We do so when we understand that we are not alone, that others, God included, share our pain and disruption and that we begin again by concentrating on what needs to be done now. It is about being mindful that all journeys begin with one step following after the other, and that the step we take now is the step that matters.

We can not remake the past nor can we manufacture the future. All we can do is live this moment now to the best of our ability, not worrying about outcomes, just about staying in the game. We will stumble and sometimes fall, but as long as we get up we have hope, develop courage and grow character.

New beginnings? No big deal. It's all about staying in the game called life and if we play it all the way to the end we come out on top.

Sunday 23 January 2011

Welcome to 2011

Well, here we are, back at the beginning of another school year! I hope all had a great break and are ready for whatever this year surprises us with.

I am mindful that we are all aware of the tragedy which has affected much of our country - the floods across Queensland, NSW and Victoria, and the bush fires in WA. Our country is a place of diverse experiences and is always challenging us through the extremes of its climate.
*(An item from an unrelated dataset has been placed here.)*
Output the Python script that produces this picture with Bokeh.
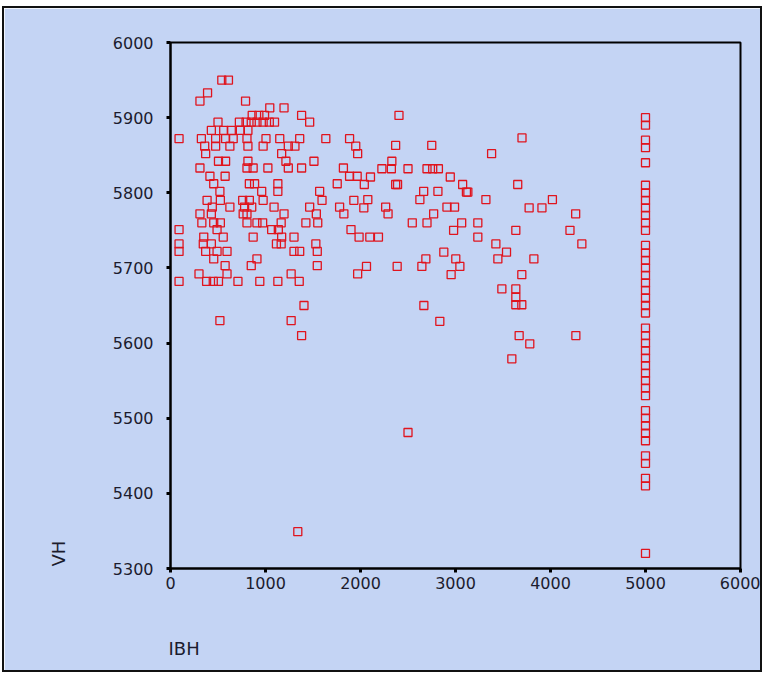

Sometimes it is easy to forget the harshness inherent in the place in which we live, but nature finds ways to remind us that life here is fragile and risky.

There are some changes on this blog for 2011. Firstly it will be used to update the school community on happenings in the chapel. A new link has been included called 'What's On In The Chapel'. If you click on it you will see the latest details of events and activities being held weekly in the chapel.

Another new link is being added called "Community Corner" which has information for the wider school community, particularly parents. This will announce events and activities specifically for parents.